First Woman Commander of the U.S. Navy’s Oldest Ship Takes the Helm
Billie Farrell is the new captain of the U.S.S. “Constitution,” a 1797 frigate that now serves as a floating museum
For the first time in its 224-year history, the U.S.S. Constitution has a woman captain. Billie J. Farrell, 39, is the 77th commanding officer of the United States Navy’s oldest commissioned warship, also known as “Old Ironsides.” Her appointment took place during an official ceremony in Boston on January 21, reports Matt Yan for the Boston Globe.
Farrell relieved John Benda, who’d served as the ship’s captain since February 2020.
“To be the commander of [the ship], and have ties to the heritage of our Navy and our country, is just an unbelievable experience,” Farrell tells Veronica Stracqualursi of CNN. “And to be the first woman to do it is also special because there are so many women serving our country right now, and so I get a chance to represent them.”
According to her Navy biography, the career officer graduated from the U.S. Naval Academy in 2004. She previously served as the executive officer aboard the Ticonderoga-class guided missile cruiser U.S.S. Vicksburg.
Farrell has received numerous decorations for her service, including two Meritorious Service Medals, four Navy and Marine Corps Commendation Medals, and three Meritorious Unit Commendations.
“This is just a great opportunity ... to again tie back to that heritage of where our Navy started, to bring the modern and the historic together and bridge that and serve as a representative to share that story,” Farrell tells Rupa Shenoy of WBUR’s “Morning Edition.”
A native of Paducah, Kentucky, Farrell became interested in serving in the Navy while in sixth grade.
After watching a televised Naval Academy graduation, “… I immediately told my parents that’s where I was going to go to school, immediately drawn to the traditions and the kind of the customs and everything that I saw on TV,” she says to WBUR.
Per a Navy statement, the Constitution was launched in 1797 and played a crucial role in both the Barbary Wars and the War of 1812.
The three-masted wooden frigate went undefeated in battle and captured 33 enemy vessels during its decades at sea. It was retired from active service in 1881 and designated as a floating museum in 1907, wrote Dan Lamothe for the Washington Post in 2015. The vessel earned its nickname during the War of 1812, when British cannonballs bounced off the ship’s hull, which reacted as if it were made out of iron rather than wood. Oliver Wendell Homes Sr.’s 1830 poem “Old Ironsides” quickly immortalized the Constitution in popular imagination.

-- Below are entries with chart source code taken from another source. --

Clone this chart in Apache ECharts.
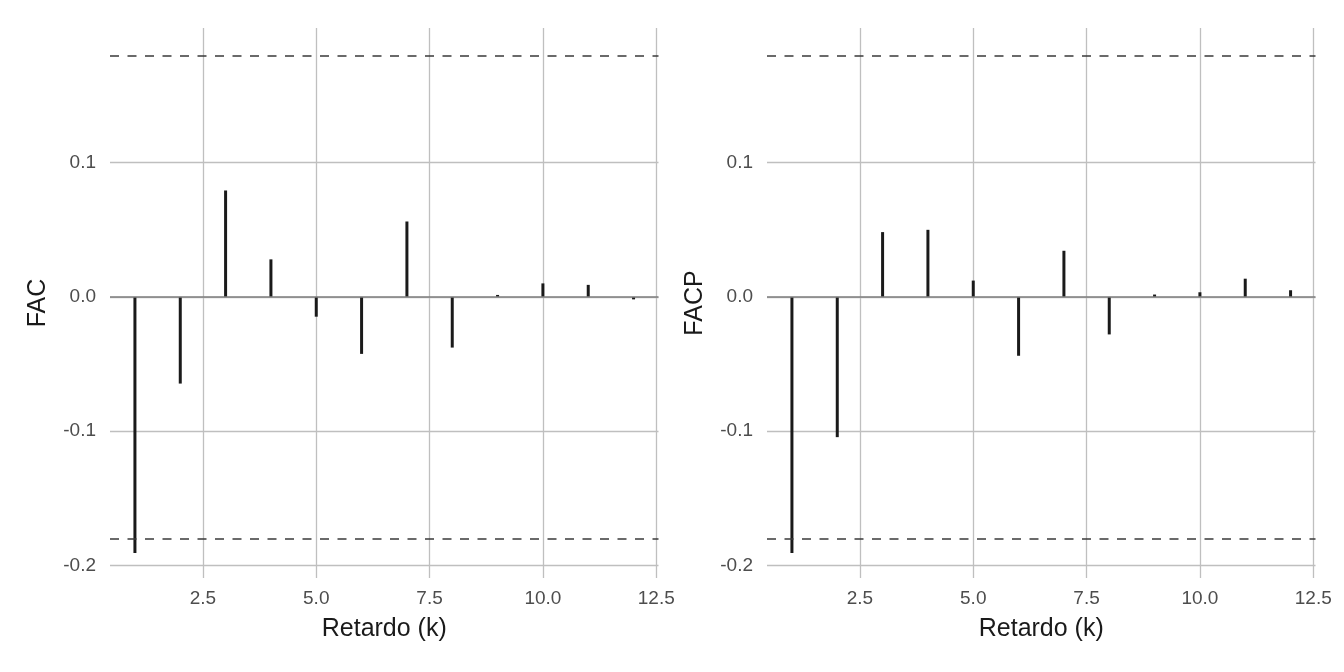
<!DOCTYPE html>
<html>
<head>
<meta charset="utf-8">
<script src="https://cdn.jsdelivr.net/npm/echarts@6/dist/echarts.min.js"></script>
<style>
html,body{margin:0;padding:0;background:#fff;}
#chart{width:1344px;height:672px;}
</style>
</head>
<body>
<div id="chart"></div>
<script>
// ---- data ----
const lags = [1, 2, 3, 4, 5, 6, 7, 8, 9, 10, 11, 12];
const fac  = [-0.1906, -0.0645, 0.0793, 0.0280, -0.0147, -0.0424, 0.0562, -0.0377, 0.0015, 0.0101, 0.0090, -0.0018];
const facp = [-0.1906, -0.1044, 0.0483, 0.0500, 0.0122, -0.0438, 0.0344, -0.0279, 0.0018, 0.0035, 0.0136, 0.0050];
const ciBound = 0.1818;
const xTicks = [2.5, 5.0, 7.5, 10.0, 12.5];
const yTicks = [-0.2, -0.1, 0.0, 0.1];
const panelTitles = ['FAC', 'FACP'];
const xTitle = 'Retardo (k)';

const FONT = '"Liberation Sans", Arial, Helvetica, sans-serif';
const chart = echarts.init(document.getElementById('chart'));

const grids = [
  {left: 110, width: 548.5, top: 28, height: 550},
  {left: 767, width: 548.5, top: 28, height: 550}
];

function xAxisFor(i){
  return {
    type: 'value', gridIndex: i, min: 0.45, max: 12.55,
    axisLine: {show: false},
    axisTick: {show: false, customValues: xTicks},
    axisLabel: {customValues: xTicks, formatter: v => v.toFixed(1), color: '#4d4d4d',
                fontSize: 19, fontFamily: FONT, margin: 11},
    splitLine: {show: true, lineStyle: {color: '#bfbfbf', width: 1.3}},
    name: xTitle, nameLocation: 'middle', nameGap: 39,
    nameTextStyle: {fontSize: 25, color: '#1a1a1a', fontFamily: FONT}
  };
}
function yAxisFor(i){
  return {
    type: 'value', gridIndex: i, min: -0.2093, max: 0.2003,
    axisLine: {show: false},
    axisTick: {show: false, customValues: yTicks},
    axisLabel: {customValues: yTicks, formatter: v => v.toFixed(1), color: '#4d4d4d',
                fontSize: 19, fontFamily: FONT, margin: 14},
    splitLine: {show: true, lineStyle: {color: '#bfbfbf', width: 1.3}},
    name: panelTitles[i], nameLocation: 'middle', nameGap: 59,
    nameTextStyle: {fontSize: 25, color: '#1a1a1a', fontFamily: FONT}
  };
}

function refLines(i){
  return {
    type: 'line', xAxisIndex: i, yAxisIndex: i, data: [], z: 1, silent: true,
    markLine: {
      silent: true, symbol: 'none', animation: false,
      label: {show: false},
      data: [
        {yAxis: 0, lineStyle: {color: '#7f7f7f', type: 'solid', width: 1.6}},
        {yAxis: ciBound, lineStyle: {color: '#3a3a3a', type: [9, 8.5], width: 1.7}},
        {yAxis: -ciBound, lineStyle: {color: '#3a3a3a', type: [9, 8.5], width: 1.7}}
      ]
    }
  };
}
function spikes(i, vals){
  return {
    type: 'bar', xAxisIndex: i, yAxisIndex: i, z: 3,
    barWidth: 3,
    itemStyle: {color: '#1a1a1a'},
    data: lags.map((l, k) => [l, vals[k]])
  };
}

chart.setOption({
  animation: false,
  backgroundColor: '#ffffff',
  grid: grids,
  xAxis: [xAxisFor(0), xAxisFor(1)],
  yAxis: [yAxisFor(0), yAxisFor(1)],
  series: [refLines(0), spikes(0, fac), refLines(1), spikes(1, facp)]
});
</script>
</body>
</html>
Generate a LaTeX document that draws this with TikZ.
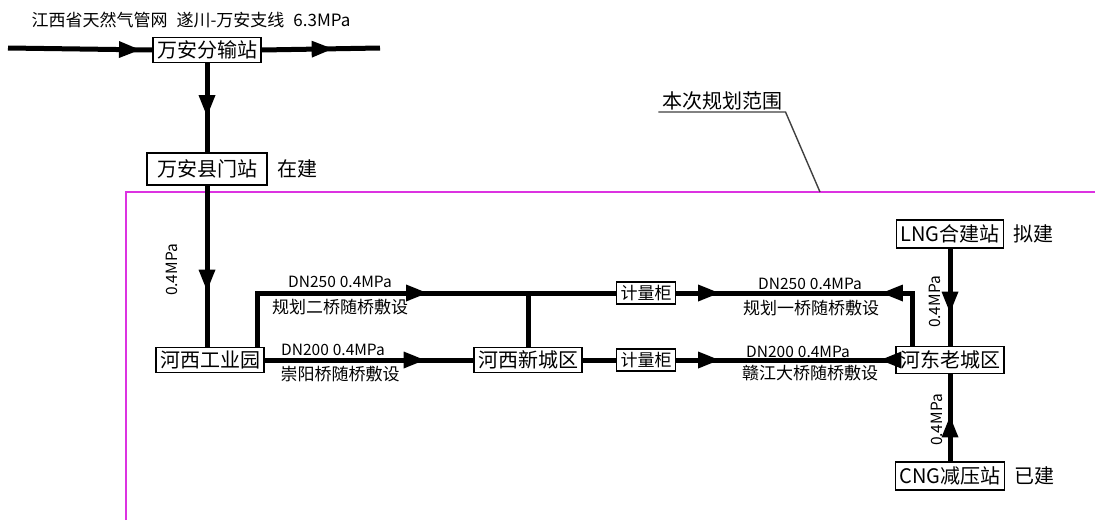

The ship received its first woman crewmember, enlisted sailor Rosemarie Lanam, in 1986, notes the Navy statement. A decade later, Lieutenant Commander Claire V. Bloom joined the crew as the vessel’s first woman commissioned officer. Bloom led the ship’s historic 1997 cruise—its first time out to sea since docking in 1881.
Today, women make up more than one third of the Constitution’s 80-person crew.
In videos posted on social media by the U.S.S. Constitution Museum, both Bloom and Lanam congratulated Farrell. The ship is permanently berthed at the museum in Charlestown Navy Yard, a National Historical Park in Boston.
Every year on July 4, the Constitution unfurls its sails and leaves port under its own power. The crew celebrates Independence Day by firing a 21-gun salute in Boston Harbor. Upon the sailors’ return, they turn the vessel around so it can weather evenly on both sides of its hull.
Farrell tells WBUR that she is looking forward to leading Old Ironsides’ annual cruise.
“I’m just super excited to be here and to get the opportunity to serve as the commanding officer of U.S.S. Constitution,” she says. “It’s a once in a lifetime opportunity. There’s only 76 other people in history that have had the job, and I’m just so thrilled to be here.”